--- DATASET EXCERPT ---

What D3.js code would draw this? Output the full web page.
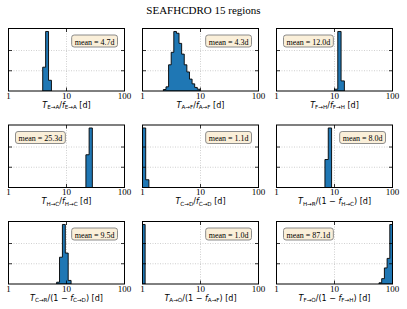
<!DOCTYPE html>
<html>
<head>
<meta charset="utf-8">
<script src="https://cdn.jsdelivr.net/npm/d3@7"></script>
<style>
  body { margin: 0; background: #fff; }
  svg { display: block; }
</style>
</head>
<body>
<div id="chart"></div>
<script>
// panel data, bins are uniform in log space between binLo and binHi
var tSub = ["E→A", "A→F", "F→H", "H→C", "C→D", "H→R", "C→R", "A→O", "F→O"];
var fSub = ["E→A", "A→F", "F→H", "H→C", "C→D", "H→C", "C→D", "A→F", "F→H"];
var oneMinus = [false, false, false, false, false, true, true, true, true];
var means = [4.7, 4.3, 12.0, 25.3, 1.1, 8.0, 9.5, 1.0, 87.1];
var binLo = [3.89, 2.29, 10.0, 21.6, 1.0, 6.84, 6.76, 1.0, 58.5];
var binHi = [5.50, 9.77, 14.8, 27.9, 1.29, 8.91, 12.0, 1.11, 100];
var counts = [
   [0.40, 1.0, 0.18],
   [0.025, 0.07, 0.44, 0.65, 1.0, 0.97, 0.80, 0.62, 0.44, 0.32, 0.20, 0.12, 0.06, 0.03],
   [0.03, 1.0, 0.17],
   [0.55, 1.0],
   [1.0, 0.13],
   [0.47, 1.0],
   [0.03, 0.45, 1.0, 0.52, 0.06],
   [1.0],
   [0.02, 0.09, 0.27, 0.43, 1.0]
];
var xTicks = [1, 10, 100];
var yTicks = [0.34, 0.68];

var svgWidth = 407;
var svgHeight = 309;
var panelW = 116;
var panelH = 62.5;
var left0 = 8.5, top0 = 28.5;
var colStep = 134, rowStep = 96.5;

var serif = "'Liberation Serif', 'DejaVu Serif', serif";
var sans = "'DejaVu Sans', sans-serif";

var svg = d3.select("#chart")
   .append("svg")
   .attr("width", svgWidth)
   .attr("height", svgHeight);

svg.append("text")
   .attr("x", 203.5)
   .attr("y", 14)
   .attr("text-anchor", "middle")
   .style("font-family", serif)
   .style("font-size", "11px")
   .text("SEAFHCDRO 15 regions");

var x = d3.scaleLog().domain([1, 100]).range([0, panelW]);
var y = d3.scaleLinear().domain([0, 1.05]).range([panelH, 0]);

means.forEach(function (mean, i) {
   var col = i % 3, row = Math.floor(i / 3);
   var g = svg.append("g")
      .attr("transform", `translate(${left0 + col * colStep}, ${top0 + row * rowStep})`);

   var clipId = "clip" + i;
   g.append("clipPath").attr("id", clipId)
      .append("rect").attr("width", panelW).attr("height", panelH);

   // grid
   g.selectAll(".hgrid").data(yTicks).enter().append("line")
      .attr("x1", 0).attr("x2", panelW)
      .attr("y1", d => y(d)).attr("y2", d => y(d))
      .attr("stroke", "#b0b0b0").attr("stroke-width", 0.6)
      .attr("stroke-dasharray", "1,1.5");
   g.append("line")
      .attr("x1", x(10)).attr("x2", x(10))
      .attr("y1", 0).attr("y2", panelH)
      .attr("stroke", "#b0b0b0").attr("stroke-width", 0.6)
      .attr("stroke-dasharray", "1,1.5");

   // histogram as a step outline
   var c = counts[i];
   var lLo = Math.log10(binLo[i]), lHi = Math.log10(binHi[i]);
   var edges = d3.range(c.length + 1).map(k => Math.pow(10, lLo + k * (lHi - lLo) / c.length));
   var pts = [[edges[0], 0]];
   c.forEach(function (v, k) {
      pts.push([edges[k], v]);
      pts.push([edges[k + 1], v]);
   });
   pts.push([edges[c.length], 0]);
   var line = d3.line().x(d => x(d[0])).y(d => y(d[1]));
   g.append("path")
      .attr("clip-path", `url(#${clipId})`)
      .attr("d", line(pts) + "Z")
      .attr("fill", "#1f77b4")
      .attr("stroke", "#000")
      .attr("stroke-width", 0.9)
      .attr("stroke-linejoin", "miter");

   // ticks (inward on all sides)
   g.selectAll(".ytl").data(yTicks).enter().append("line")
      .attr("x1", 0).attr("x2", 3.5)
      .attr("y1", d => y(d)).attr("y2", d => y(d))
      .attr("stroke", "#000").attr("stroke-width", 0.8);
   g.selectAll(".ytr").data(yTicks).enter().append("line")
      .attr("x1", panelW - 3.5).attr("x2", panelW)
      .attr("y1", d => y(d)).attr("y2", d => y(d))
      .attr("stroke", "#000").attr("stroke-width", 0.8);
   g.selectAll(".xtb").data([10]).enter().append("line")
      .attr("x1", d => x(d)).attr("x2", d => x(d))
      .attr("y1", panelH - 3.5).attr("y2", panelH)
      .attr("stroke", "#000").attr("stroke-width", 0.8);
   g.selectAll(".xtt").data([10]).enter().append("line")
      .attr("x1", d => x(d)).attr("x2", d => x(d))
      .attr("y1", 0).attr("y2", 3.5)
      .attr("stroke", "#000").attr("stroke-width", 0.8);

   // frame
   g.append("rect")
      .attr("width", panelW).attr("height", panelH)
      .attr("fill", "none").attr("stroke", "#000").attr("stroke-width", 1);

   // tick labels
   g.selectAll(".xl").data(xTicks).enter().append("text")
      .attr("x", d => x(d))
      .attr("y", panelH + 7.5)
      .attr("text-anchor", "middle")
      .style("font-family", serif)
      .style("font-size", "9px")
      .text(d => d);

   // axis label
   var lab = g.append("text")
      .attr("x", panelW / 2)
      .attr("y", panelH + 16.5)
      .attr("text-anchor", "middle")
      .style("font-family", sans)
      .style("font-size", "8px");
   lab.append("tspan").style("font-style", "italic").text("T");
   lab.append("tspan").attr("dy", 1.8).style("font-size", "5.6px").text(tSub[i]);
   lab.append("tspan").attr("dy", -1.8).text(oneMinus[i] ? "/(1 − " : "/");
   lab.append("tspan").style("font-style", "italic").text("f");
   lab.append("tspan").attr("dy", 1.8).style("font-size", "5.6px").text(fSub[i]);
   lab.append("tspan").attr("dy", -1.8).text((oneMinus[i] ? ")" : "") + " [d]");

   // mean box
   var bg = g.append("g");
   var txt = bg.append("text")
      .attr("y", 16)
      .style("font-family", serif)
      .style("font-size", "8px")
      .text(`mean = ${mean.toFixed(1)}d`);
   var tw = txt.node().getComputedTextLength();
   var bw = tw + 6, bh = 12;
   var bx = mean >= 10 ? 7 : panelW - 7 - bw;
   bg.insert("rect", "text")
      .attr("x", bx).attr("y", 6.5)
      .attr("width", bw).attr("height", bh)
      .attr("rx", 2.5).attr("ry", 2.5)
      .attr("fill", "#faefd9")
      .attr("stroke", "#808080")
      .attr("stroke-width", 0.9);
   txt.attr("x", bx + 3);
});
</script>
</body>
</html>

---

» **WORK TO DO**: Quote in full the listing given above; the images are to be left out.

» **WRITTEN REPLY**:
What D3.js code would draw this? Output the full web page.
<!DOCTYPE html>
<html>
<head>
<meta charset="utf-8">
<script src="https://cdn.jsdelivr.net/npm/d3@7"></script>
<style>
  body { margin: 0; background: #fff; }
  svg { display: block; }
</style>
</head>
<body>
<div id="chart"></div>
<script>
// panel data, bins are uniform in log space between binLo and binHi
var tSub = ["E→A", "A→F", "F→H", "H→C", "C→D", "H→R", "C→R", "A→O", "F→O"];
var fSub = ["E→A", "A→F", "F→H", "H→C", "C→D", "H→C", "C→D", "A→F", "F→H"];
var oneMinus = [false, false, false, false, false, true, true, true, true];
var means = [4.7, 4.3, 12.0, 25.3, 1.1, 8.0, 9.5, 1.0, 87.1];
var binLo = [3.89, 2.29, 10.0, 21.6, 1.0, 6.84, 6.76, 1.0, 58.5];
var binHi = [5.50, 9.77, 14.8, 27.9, 1.29, 8.91, 12.0, 1.11, 100];
var counts = [
   [0.40, 1.0, 0.18],
   [0.025, 0.07, 0.44, 0.65, 1.0, 0.97, 0.80, 0.62, 0.44, 0.32, 0.20, 0.12, 0.06, 0.03],
   [0.03, 1.0, 0.17],
   [0.55, 1.0],
   [1.0, 0.13],
   [0.47, 1.0],
   [0.03, 0.45, 1.0, 0.52, 0.06],
   [1.0],
   [0.02, 0.09, 0.27, 0.43, 1.0]
];
var xTicks = [1, 10, 100];
var yTicks = [0.34, 0.68];

var svgWidth = 407;
var svgHeight = 309;
var panelW = 116;
var panelH = 62.5;
var left0 = 8.5, top0 = 28.5;
var colStep = 134, rowStep = 96.5;

var serif = "'Liberation Serif', 'DejaVu Serif', serif";
var sans = "'DejaVu Sans', sans-serif";

var svg = d3.select("#chart")
   .append("svg")
   .attr("width", svgWidth)
   .attr("height", svgHeight);

svg.append("text")
   .attr("x", 203.5)
   .attr("y", 14)
   .attr("text-anchor", "middle")
   .style("font-family", serif)
   .style("font-size", "11px")
   .text("SEAFHCDRO 15 regions");

var x = d3.scaleLog().domain([1, 100]).range([0, panelW]);
var y = d3.scaleLinear().domain([0, 1.05]).range([panelH, 0]);

means.forEach(function (mean, i) {
   var col = i % 3, row = Math.floor(i / 3);
   var g = svg.append("g")
      .attr("transform", `translate(${left0 + col * colStep}, ${top0 + row * rowStep})`);

   var clipId = "clip" + i;
   g.append("clipPath").attr("id", clipId)
      .append("rect").attr("width", panelW).attr("height", panelH);

   // grid
   g.selectAll(".hgrid").data(yTicks).enter().append("line")
      .attr("x1", 0).attr("x2", panelW)
      .attr("y1", d => y(d)).attr("y2", d => y(d))
      .attr("stroke", "#b0b0b0").attr("stroke-width", 0.6)
      .attr("stroke-dasharray", "1,1.5");
   g.append("line")
      .attr("x1", x(10)).attr("x2", x(10))
      .attr("y1", 0).attr("y2", panelH)
      .attr("stroke", "#b0b0b0").attr("stroke-width", 0.6)
      .attr("stroke-dasharray", "1,1.5");

   // histogram as a step outline
   var c = counts[i];
   var lLo = Math.log10(binLo[i]), lHi = Math.log10(binHi[i]);
   var edges = d3.range(c.length + 1).map(k => Math.pow(10, lLo + k * (lHi - lLo) / c.length));
   var pts = [[edges[0], 0]];
   c.forEach(function (v, k) {
      pts.push([edges[k], v]);
      pts.push([edges[k + 1], v]);
   });
   pts.push([edges[c.length], 0]);
   var line = d3.line().x(d => x(d[0])).y(d => y(d[1]));
   g.append("path")
      .attr("clip-path", `url(#${clipId})`)
      .attr("d", line(pts) + "Z")
      .attr("fill", "#1f77b4")
      .attr("stroke", "#000")
      .attr("stroke-width", 0.9)
      .attr("stroke-linejoin", "miter");

   // ticks (inward on all sides)
   g.selectAll(".ytl").data(yTicks).enter().append("line")
      .attr("x1", 0).attr("x2", 3.5)
      .attr("y1", d => y(d)).attr("y2", d => y(d))
      .attr("stroke", "#000").attr("stroke-width", 0.8);
   g.selectAll(".ytr").data(yTicks).enter().append("line")
      .attr("x1", panelW - 3.5).attr("x2", panelW)
      .attr("y1", d => y(d)).attr("y2", d => y(d))
      .attr("stroke", "#000").attr("stroke-width", 0.8);
   g.selectAll(".xtb").data([10]).enter().append("line")
      .attr("x1", d => x(d)).attr("x2", d => x(d))
      .attr("y1", panelH - 3.5).attr("y2", panelH)
      .attr("stroke", "#000").attr("stroke-width", 0.8);
   g.selectAll(".xtt").data([10]).enter().append("line")
      .attr("x1", d => x(d)).attr("x2", d => x(d))
      .attr("y1", 0).attr("y2", 3.5)
      .attr("stroke", "#000").attr("stroke-width", 0.8);

   // frame
   g.append("rect")
      .attr("width", panelW).attr("height", panelH)
      .attr("fill", "none").attr("stroke", "#000").attr("stroke-width", 1);

   // tick labels
   g.selectAll(".xl").data(xTicks).enter().append("text")
      .attr("x", d => x(d))
      .attr("y", panelH + 7.5)
      .attr("text-anchor", "middle")
      .style("font-family", serif)
      .style("font-size", "9px")
      .text(d => d);

   // axis label
   var lab = g.append("text")
      .attr("x", panelW / 2)
      .attr("y", panelH + 16.5)
      .attr("text-anchor", "middle")
      .style("font-family", sans)
      .style("font-size", "8px");
   lab.append("tspan").style("font-style", "italic").text("T");
   lab.append("tspan").attr("dy", 1.8).style("font-size", "5.6px").text(tSub[i]);
   lab.append("tspan").attr("dy", -1.8).text(oneMinus[i] ? "/(1 − " : "/");
   lab.append("tspan").style("font-style", "italic").text("f");
   lab.append("tspan").attr("dy", 1.8).style("font-size", "5.6px").text(fSub[i]);
   lab.append("tspan").attr("dy", -1.8).text((oneMinus[i] ? ")" : "") + " [d]");

   // mean box
   var bg = g.append("g");
   var txt = bg.append("text")
      .attr("y", 16)
      .style("font-family", serif)
      .style("font-size", "8px")
      .text(`mean = ${mean.toFixed(1)}d`);
   var tw = txt.node().getComputedTextLength();
   var bw = tw + 6, bh = 12;
   var bx = mean >= 10 ? 7 : panelW - 7 - bw;
   bg.insert("rect", "text")
      .attr("x", bx).attr("y", 6.5)
      .attr("width", bw).attr("height", bh)
      .attr("rx", 2.5).attr("ry", 2.5)
      .attr("fill", "#faefd9")
      .attr("stroke", "#808080")
      .attr("stroke-width", 0.9);
   txt.attr("x", bx + 3);
});
</script>
</body>
</html>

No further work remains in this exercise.